TO BE DONE: Identify all lines in the data containing the string "Convert". Copy them out.

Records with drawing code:
::::::::

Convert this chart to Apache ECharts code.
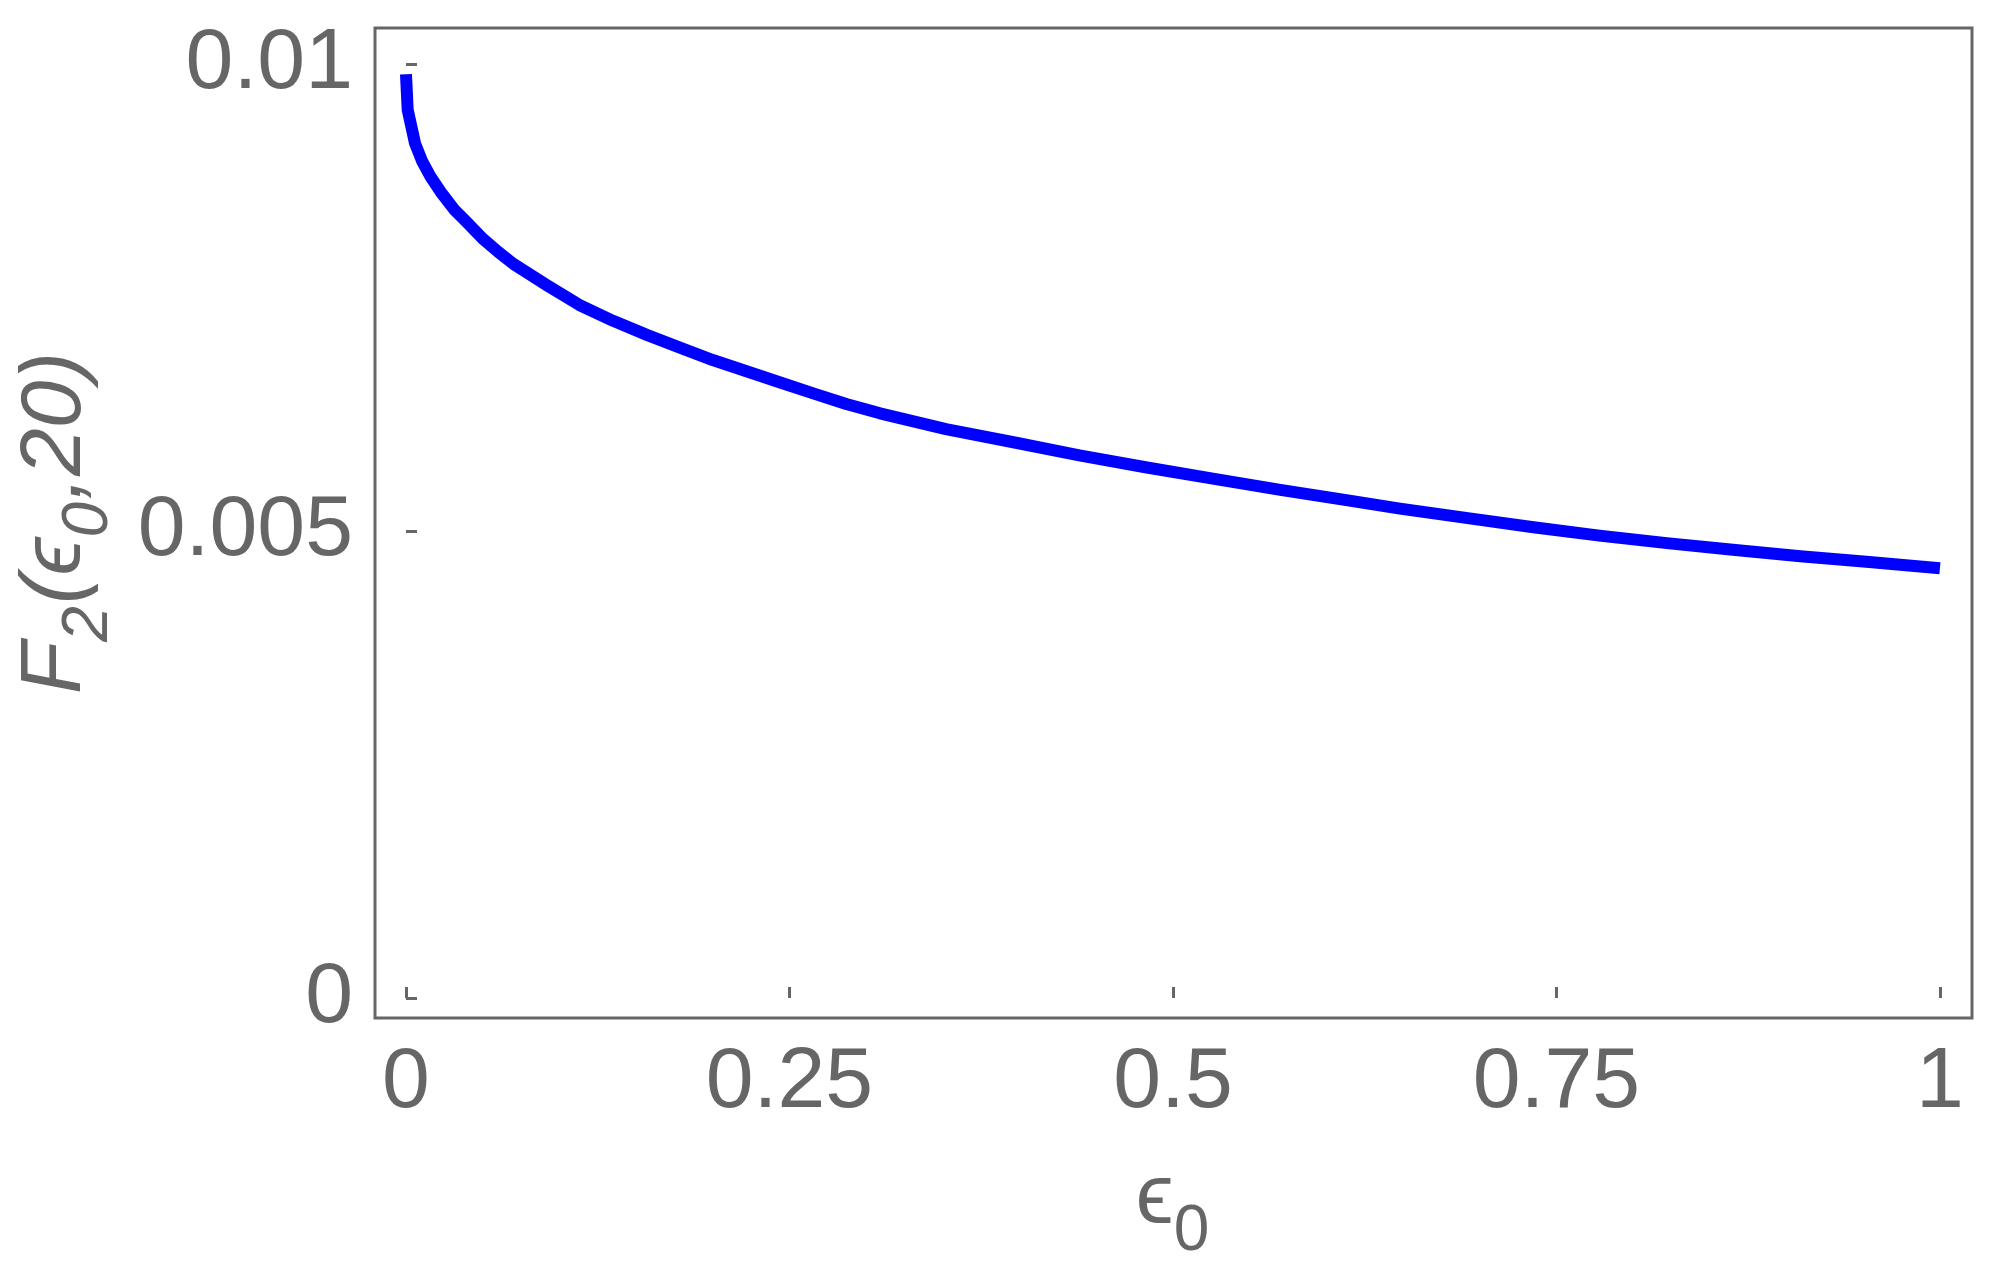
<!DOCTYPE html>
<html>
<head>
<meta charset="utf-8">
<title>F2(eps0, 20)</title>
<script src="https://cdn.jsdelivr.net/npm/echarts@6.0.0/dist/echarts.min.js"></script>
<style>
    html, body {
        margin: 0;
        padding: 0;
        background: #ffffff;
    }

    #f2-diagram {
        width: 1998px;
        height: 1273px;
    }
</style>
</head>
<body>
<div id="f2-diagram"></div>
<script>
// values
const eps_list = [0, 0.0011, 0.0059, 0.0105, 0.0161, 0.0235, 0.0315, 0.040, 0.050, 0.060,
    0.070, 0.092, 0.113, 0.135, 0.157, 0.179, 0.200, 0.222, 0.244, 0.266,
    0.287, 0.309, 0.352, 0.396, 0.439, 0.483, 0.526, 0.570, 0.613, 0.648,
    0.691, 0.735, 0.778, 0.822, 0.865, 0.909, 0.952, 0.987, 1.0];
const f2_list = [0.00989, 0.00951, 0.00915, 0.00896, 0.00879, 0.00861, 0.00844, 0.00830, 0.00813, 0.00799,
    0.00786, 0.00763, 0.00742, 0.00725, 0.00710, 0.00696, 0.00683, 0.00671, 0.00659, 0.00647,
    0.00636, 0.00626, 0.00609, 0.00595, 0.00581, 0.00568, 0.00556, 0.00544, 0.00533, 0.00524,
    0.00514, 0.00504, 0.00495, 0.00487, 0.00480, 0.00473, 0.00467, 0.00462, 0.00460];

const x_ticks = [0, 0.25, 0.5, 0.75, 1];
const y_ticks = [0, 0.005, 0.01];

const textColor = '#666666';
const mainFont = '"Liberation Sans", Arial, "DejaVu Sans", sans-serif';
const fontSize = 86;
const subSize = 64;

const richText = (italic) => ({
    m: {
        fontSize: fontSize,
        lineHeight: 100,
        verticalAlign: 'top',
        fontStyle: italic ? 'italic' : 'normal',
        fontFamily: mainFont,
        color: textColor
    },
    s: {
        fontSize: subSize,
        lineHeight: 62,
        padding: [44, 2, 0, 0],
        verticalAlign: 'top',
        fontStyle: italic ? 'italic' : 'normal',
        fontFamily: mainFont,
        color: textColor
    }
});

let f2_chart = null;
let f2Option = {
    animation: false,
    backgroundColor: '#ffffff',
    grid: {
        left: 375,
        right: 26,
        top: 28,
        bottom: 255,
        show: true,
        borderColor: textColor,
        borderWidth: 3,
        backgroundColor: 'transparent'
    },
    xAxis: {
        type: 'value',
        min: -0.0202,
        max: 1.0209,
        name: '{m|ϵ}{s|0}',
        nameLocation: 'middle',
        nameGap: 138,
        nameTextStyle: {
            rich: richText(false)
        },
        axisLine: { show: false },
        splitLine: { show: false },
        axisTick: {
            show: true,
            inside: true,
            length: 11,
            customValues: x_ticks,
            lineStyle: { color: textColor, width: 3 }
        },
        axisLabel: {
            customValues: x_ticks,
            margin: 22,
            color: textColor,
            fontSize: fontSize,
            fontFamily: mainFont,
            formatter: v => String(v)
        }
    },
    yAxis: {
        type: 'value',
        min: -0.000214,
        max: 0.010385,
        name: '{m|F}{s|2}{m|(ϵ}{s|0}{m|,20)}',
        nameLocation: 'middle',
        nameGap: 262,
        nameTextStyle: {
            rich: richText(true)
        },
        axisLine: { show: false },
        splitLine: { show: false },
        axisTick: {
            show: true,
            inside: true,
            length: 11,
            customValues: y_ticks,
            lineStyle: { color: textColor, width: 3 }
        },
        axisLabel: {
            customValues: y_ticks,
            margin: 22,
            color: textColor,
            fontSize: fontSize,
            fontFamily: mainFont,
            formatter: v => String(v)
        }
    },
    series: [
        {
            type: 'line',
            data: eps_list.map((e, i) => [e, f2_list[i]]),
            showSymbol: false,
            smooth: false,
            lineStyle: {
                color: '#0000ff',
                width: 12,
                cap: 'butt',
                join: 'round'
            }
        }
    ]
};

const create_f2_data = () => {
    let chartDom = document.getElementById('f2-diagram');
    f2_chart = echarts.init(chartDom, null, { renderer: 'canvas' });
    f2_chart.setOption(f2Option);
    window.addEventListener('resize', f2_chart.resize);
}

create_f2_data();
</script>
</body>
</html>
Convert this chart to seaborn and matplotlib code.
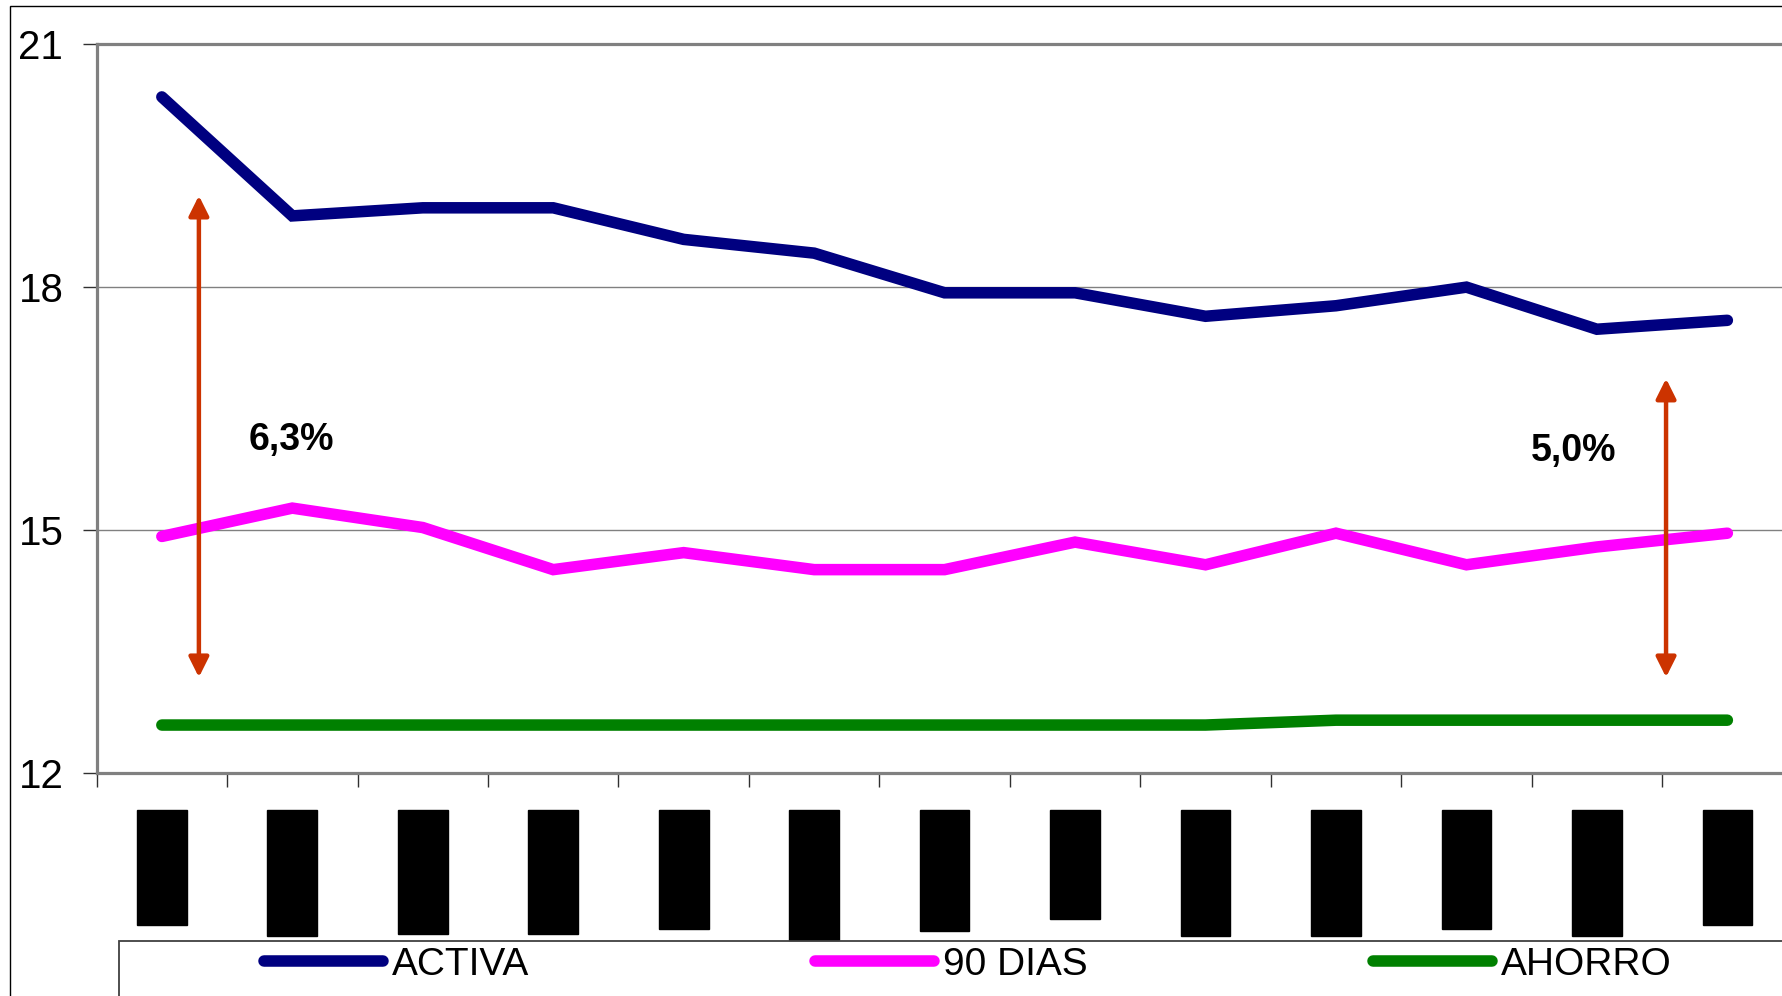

::::::::

ANSWER TO THIS PROBLEM:
Convert this chart to Apache ECharts code.
Convert this chart to seaborn and matplotlib code.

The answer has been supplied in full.